But North Korea’s current leader Kim Jong-un rejects these versions of events, and passes on a myth surrounding the state’s founding father and Kim’s grandfather, Kim Il-sung, to the country’s state dictated schools.
Wrestling legend and TV producer Eric Bischoff visited the reclusive state in 1995 for the wrestling show Collision In Korea and encountered the bizarre myth after being taken aside during his trip to be educated on North Korean history.
He said: “We heard how the North Korean government was able to end World War 2 by defeating the Japanese.

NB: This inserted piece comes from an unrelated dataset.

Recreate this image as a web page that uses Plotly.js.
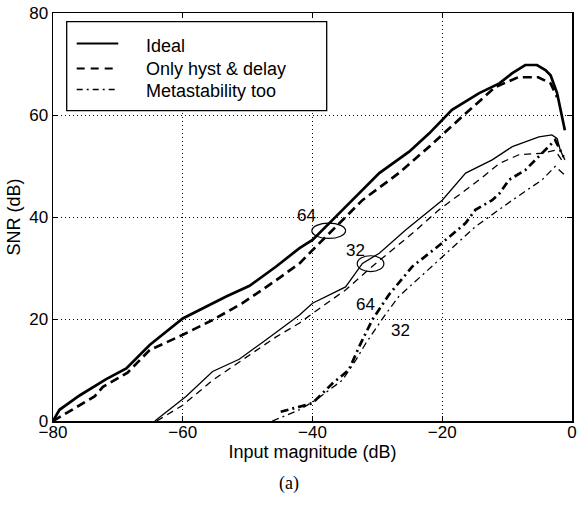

“People who were born after the 1940s have no idea that the US ended the war by dropping nuclear bombs on Hiroshima and Nagasaki.
“In their educational system and the way they are conditioned and brainwashed, the North Koreans ended World War 2 and nobody has any idea that nuclear weapons were used by the US.”
Kim Il-sung is portrayed to be the central figure in the defeat of Japan by the freedom fighters who were trying to liberate occupied Korea at the end of the Second World War.
North Koreans are taught that Kim launched a terrifying campaign against the Japanese occupiers from his base on Mount Paektu, a 2,744m mountain which now has sacred value for North Koreans.
The peak is referred to by North Koreans as the “sacred mountain of the revolution” and Kim Jong-un reportedly climbed the mountain in December last year.
The founding father of the nation is also said to have fathered Kim’s father Kim Jong-il from his mountain base, who is said to have fought against the Japanese alongside his father as a toddler.
Records actually show that Kim Il-sung was not even in Korea during World War 2 and was instead working as a major in the Soviet Union’s Red Army.
Kim Il-sung only returned to Korea with the advancing Russian army after spending the war in Russia and before that as a guerrilla in China.
He spent close to two decades away from his homeland and reportedly had a poor grasp of the Korean language when he returned.
Bischoff commented on the North Korean version of events, saying: “Having conversations with governmental officials there, I don’t think they knew or know what really happened − that’s how brainwashed they are.”
North Koreans are today celebrating the Day of the Sun in memory of Kim Il-sung, and will pay tribute to the founding father by visiting monuments and statutes across the country.